The decision was informed by the Indonesia–EU Vision Group, established in late 2009 based on an initiative from Indonesian President Susilo Bambang Yudhoyono and European Commission President Jose Manuel Barroso, calling for the early launch of talks for a Comprehensive Economic Partnership Agreement (CEPA). Besides a FTA, CEPA also envisages capacity-building and trade facilitation. Negotiations started in July 2016, and the 9th round of talks is scheduled for early December 2019.

It was reported in July 2025 that Indonesia and the EU (in the form of the European Commission president) are looking to accelerate talks to achieve the agreement in response to the threat of United States tariffs, hoping to achieve the deal in 2026 according to a senior official.

==Trade facilitation==
Indonesia currently enjoys trade preferences with the EU under the generalized scheme of preferences which grants product imports into the European Union either duty-free access or tariff reductions.

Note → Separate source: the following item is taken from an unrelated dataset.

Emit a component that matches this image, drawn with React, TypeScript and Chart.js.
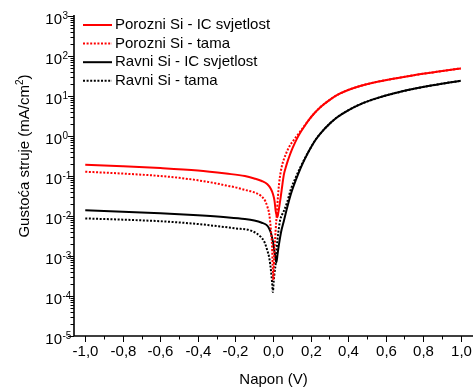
import React, { useEffect, useRef } from "react";
import { Chart, registerables } from "chart.js";

Chart.register(...registerables);

// ---- Data (voltage in V, current density in mA/cm^2) ----
const porLightV = [-1.0, -0.8, -0.6, -0.4, -0.25, -0.15, -0.1, -0.06, -0.03, -0.012, 0.0, 0.008, 0.014, 0.019, 0.023, 0.028, 0.034, 0.041, 0.05, 0.058, 0.068, 0.078, 0.09, 0.1, 0.111, 0.125, 0.14, 0.164, 0.19, 0.22, 0.252, 0.3, 0.34, 0.4, 0.464, 0.55, 0.64, 0.75, 0.85, 0.93, 1.0];
const porLightJ = [0.19, 0.175, 0.158, 0.137, 0.115, 0.1, 0.087, 0.075, 0.062, 0.048, 0.035, 0.024, 0.0135, 0.0105, 0.0093, 0.012, 0.018, 0.03, 0.062, 0.11, 0.165, 0.235, 0.34, 0.45, 0.59, 0.81, 1.1, 1.66, 2.5, 3.7, 5.25, 7.9, 10.5, 14.1, 17.8, 22.4, 26.9, 33.1, 38.9, 44.2, 49];

const porDarkV = [-1.0, -0.8, -0.6, -0.5, -0.4, -0.3, -0.25, -0.2, -0.15, -0.1, -0.065, -0.04, -0.03, -0.02, -0.011, -0.005, -0.002, 0.002, 0.006, 0.009, 0.014, 0.02, 0.026, 0.032, 0.04, 0.05, 0.06, 0.07, 0.08, 0.09, 0.1, 0.111, 0.125, 0.14, 0.164, 0.19, 0.22, 0.252, 0.3, 0.34, 0.4, 0.464, 0.55, 0.64, 0.75, 0.85, 0.93, 1.0];
const porDarkJ = [0.128, 0.115, 0.1, 0.09, 0.078, 0.065, 0.058, 0.052, 0.045, 0.039, 0.032, 0.023, 0.017, 0.011, 0.0043, 0.0017, 0.0006, 0.00025, 0.0009, 0.0017, 0.0045, 0.011, 0.03, 0.063, 0.12, 0.2, 0.28, 0.37, 0.47, 0.58, 0.68, 0.8, 0.98, 1.2, 1.72, 2.5, 3.7, 5.25, 7.9, 10.5, 14.1, 17.8, 22.4, 26.9, 33.1, 38.9, 44.2, 49];

const ravLightV = [-1.0, -0.8, -0.6, -0.4, -0.25, -0.15, -0.1, -0.06, -0.035, -0.02, -0.01, 0.0, 0.007, 0.013, 0.018, 0.024, 0.032, 0.044, 0.058, 0.075, 0.094, 0.12, 0.147, 0.175, 0.2, 0.225, 0.252, 0.3, 0.34, 0.4, 0.464, 0.55, 0.64, 0.75, 0.85, 0.93, 1.0];
const ravLightJ = [0.014, 0.0128, 0.0117, 0.0104, 0.0093, 0.0084, 0.0077, 0.0068, 0.006, 0.0048, 0.0036, 0.0022, 0.00135, 0.0009, 0.00069, 0.0011, 0.002, 0.0042, 0.0076, 0.016, 0.034, 0.076, 0.158, 0.3, 0.5, 0.78, 1.15, 2.0, 2.9, 4.4, 6.2, 8.7, 11.5, 15.1, 18.6, 21.4, 24];

const ravDarkV = [-1.0, -0.8, -0.6, -0.4, -0.3, -0.2, -0.117, -0.065, -0.045, -0.03, -0.02, -0.011, -0.005, -0.001, 0.004, 0.009, 0.014, 0.018, 0.023, 0.03, 0.037, 0.047, 0.058, 0.075, 0.094, 0.12, 0.147, 0.175, 0.2, 0.225, 0.252, 0.3, 0.34, 0.4, 0.464, 0.55, 0.64, 0.75, 0.85, 0.93, 1.0];
const ravDarkJ = [0.0087, 0.0081, 0.0074, 0.0063, 0.0056, 0.0049, 0.0043, 0.003, 0.0022, 0.00135, 0.0009, 0.00043, 0.00022, 0.000125, 0.00025, 0.00042, 0.00063, 0.0012, 0.0024, 0.0045, 0.0076, 0.0105, 0.0135, 0.022, 0.045, 0.09, 0.17, 0.31, 0.5, 0.78, 1.15, 2.0, 2.9, 4.4, 6.2, 8.7, 11.5, 15.1, 18.6, 21.4, 24];

const seriesLabels = [
  "Porozni Si - IC svjetlost",
  "Porozni Si - tama",
  "Ravni Si - IC svjetlost",
  "Ravni Si - tama",
];

const xMajorTicks = [-1.0, -0.8, -0.6, -0.4, -0.2, 0.0, 0.2, 0.4, 0.6, 0.8, 1.0];
const xTickLabels = ["-1,0", "-0,8", "-0,6", "-0,4", "-0,2", "0,0", "0,2", "0,4", "0,6", "0,8", "1,0"];
const xMinorTicks = [-0.9, -0.7, -0.5, -0.3, -0.1, 0.1, 0.3, 0.5, 0.7, 0.9];
const yDecadeExponents = [3, 2, 1, 0, -1, -2, -3, -4, -5];

const xTitle = "Napon (V)";
const yTitleMain = "Gustoća struje (mA/cm";
const yTitleSup = "2";
const yTitleEnd = ")";

const FONT = '"Liberation Sans", Arial, sans-serif';
const RED = "#ff0000";
const BLACK = "#000000";
const DOT = [2, 1.6];

const toPoints = (v: number[], j: number[]) => v.map((x, i) => ({ x, y: j[i] }));

const styles = [
  { color: RED, dash: [] as number[] },
  { color: RED, dash: DOT },
  { color: BLACK, dash: [] as number[] },
  { color: BLACK, dash: DOT },
];

const axesPlugin = {
  id: "originAxes",
  afterDraw(chart: any) {
    const { ctx, chartArea: a, scales } = chart;
    const xs = scales.x;
    const ys = scales.y;
    ctx.save();
    ctx.setLineDash([]);
    ctx.strokeStyle = "#000";
    ctx.fillStyle = "#000";

    // axis lines
    ctx.lineWidth = 1.6;
    ctx.beginPath();
    ctx.moveTo(a.left, a.top - 1);
    ctx.lineTo(a.left, a.bottom);
    ctx.lineTo(a.right, a.bottom);
    ctx.stroke();

    // y ticks
    ctx.lineWidth = 1;
    for (const e of yDecadeExponents) {
      const py = Math.round(ys.getPixelForValue(Math.pow(10, e))) + 0.5;
      ctx.beginPath();
      ctx.moveTo(a.left - 6, py);
      ctx.lineTo(a.left, py);
      ctx.stroke();
      if (e < 3) {
        for (let m = 2; m <= 9; m++) {
          const pm = Math.round(ys.getPixelForValue(m * Math.pow(10, e))) + 0.5;
          ctx.beginPath();
          ctx.moveTo(a.left - 3.5, pm);
          ctx.lineTo(a.left, pm);
          ctx.stroke();
        }
      }
      // label 10^e
      const base = py + 7;
      ctx.font = `15px ${FONT}`;
      ctx.textAlign = "right";
      ctx.textBaseline = "alphabetic";
      ctx.fillText("10", 62, base);
      ctx.font = `10px ${FONT}`;
      ctx.textAlign = "left";
      ctx.fillText(String(e), 62.5, base - 5);
    }

    // x ticks
    for (let i = 0; i < xMajorTicks.length; i++) {
      const px = Math.round(xs.getPixelForValue(xMajorTicks[i])) + 0.5;
      ctx.beginPath();
      ctx.moveTo(px, a.bottom);
      ctx.lineTo(px, a.bottom + 6);
      ctx.stroke();
      ctx.font = `15px ${FONT}`;
      ctx.textAlign = "center";
      ctx.textBaseline = "middle";
      ctx.fillText(xTickLabels[i], px, 352);
    }
    for (const v of xMinorTicks) {
      const px = Math.round(xs.getPixelForValue(v)) + 0.5;
      ctx.beginPath();
      ctx.moveTo(px, a.bottom);
      ctx.lineTo(px, a.bottom + 3.5);
      ctx.stroke();
    }

    // x title
    ctx.font = `15px ${FONT}`;
    ctx.textAlign = "center";
    ctx.textBaseline = "middle";
    ctx.fillText(xTitle, (a.left + a.right) / 2, 380);

    // y title (rotated)
    ctx.save();
    ctx.translate(25, 156);
    ctx.rotate(-Math.PI / 2);
    ctx.font = `15px ${FONT}`;
    const w1 = ctx.measureText(yTitleMain).width;
    ctx.font = `10px ${FONT}`;
    const w2 = ctx.measureText(yTitleSup).width;
    ctx.font = `15px ${FONT}`;
    const w3 = ctx.measureText(yTitleEnd).width;
    const total = w1 + w2 + w3;
    let cx = -total / 2;
    ctx.textAlign = "left";
    ctx.textBaseline = "middle";
    ctx.fillText(yTitleMain, cx, 0);
    cx += w1;
    ctx.font = `10px ${FONT}`;
    ctx.fillText(yTitleSup, cx, -5);
    cx += w2;
    ctx.font = `15px ${FONT}`;
    ctx.fillText(yTitleEnd, cx, 0);
    ctx.restore();

    // legend
    const legendY = [25, 43.6, 62.2, 80.8];
    for (let i = 0; i < seriesLabels.length; i++) {
      const ly = legendY[i];
      ctx.strokeStyle = styles[i].color;
      ctx.lineWidth = 2;
      ctx.setLineDash(styles[i].dash);
      ctx.beginPath();
      ctx.moveTo(83, ly);
      ctx.lineTo(112, ly);
      ctx.stroke();
      ctx.setLineDash([]);
      ctx.fillStyle = "#000";
      ctx.font = `15px ${FONT}`;
      ctx.textAlign = "left";
      ctx.textBaseline = "middle";
      ctx.fillText(seriesLabels[i], 115, ly);
    }
    ctx.restore();
  },
};

export default function App() {
  const ref = useRef<HTMLCanvasElement | null>(null);
  useEffect(() => {
    if (!ref.current) return;
    const datasets = [
      { v: porLightV, j: porLightJ },
      { v: porDarkV, j: porDarkJ },
      { v: ravLightV, j: ravLightJ },
      { v: ravDarkV, j: ravDarkJ },
    ].map((s, i) => ({
      label: seriesLabels[i],
      data: toPoints(s.v, s.j),
      borderColor: styles[i].color,
      backgroundColor: styles[i].color,
      borderWidth: 2,
      borderDash: styles[i].dash,
      pointRadius: 0,
      cubicInterpolationMode: "monotone",
      fill: false,
    }));
    const chart = new Chart(ref.current, {
      type: "line",
      data: { datasets },
      options: {
        animation: false,
        responsive: false,
        maintainAspectRatio: false,
        devicePixelRatio: 1,
        events: [],
        layout: { padding: { left: 74, top: 16, right: 2, bottom: 56 } },
        scales: {
          x: { type: "linear", min: -1.06, max: 1.065, display: false },
          y: { type: "logarithmic", min: 1e-5, max: 1e3, display: false },
        },
        plugins: { legend: { display: false }, tooltip: { enabled: false } },
      },
      plugins: [axesPlugin],
    } as any);
    return () => chart.destroy();
  }, []);
  return (
    <div style={{ position: "absolute", left: 0, top: 0, width: 475, height: 392, background: "#fff" }}>
      <canvas ref={ref} width={475} height={392} style={{ display: "block" }} />
    </div>
  );
}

At present, almost 40 per cent of Indonesia's 13 billion Euros exports to the EU market are eligible for preferential treatment.

The EU also carries out a number of projects aimed at improving bilateral trade. The Trade Support Programme, for instance focuses on technical elements affecting the Indonesia–EU trade flows: Capacity building in WTO for Indonesian officials, harmonisation of EU Standards, improving of technical laboratories.

There is also a yearly business-to-business forum with the goal of increasing trade and investment between Indonesia and the EU. The EU–Indonesia Business Dialogue (EIBD) started in 2009 and since then, inputs and recommendations developed by EIBD have helped to improve the climate for doing business between Indonesia and the EU. Sector regulations have been eased, enabling market access on both sides. The overall objective is to facilitate open dialogue between Indonesian and European business communities.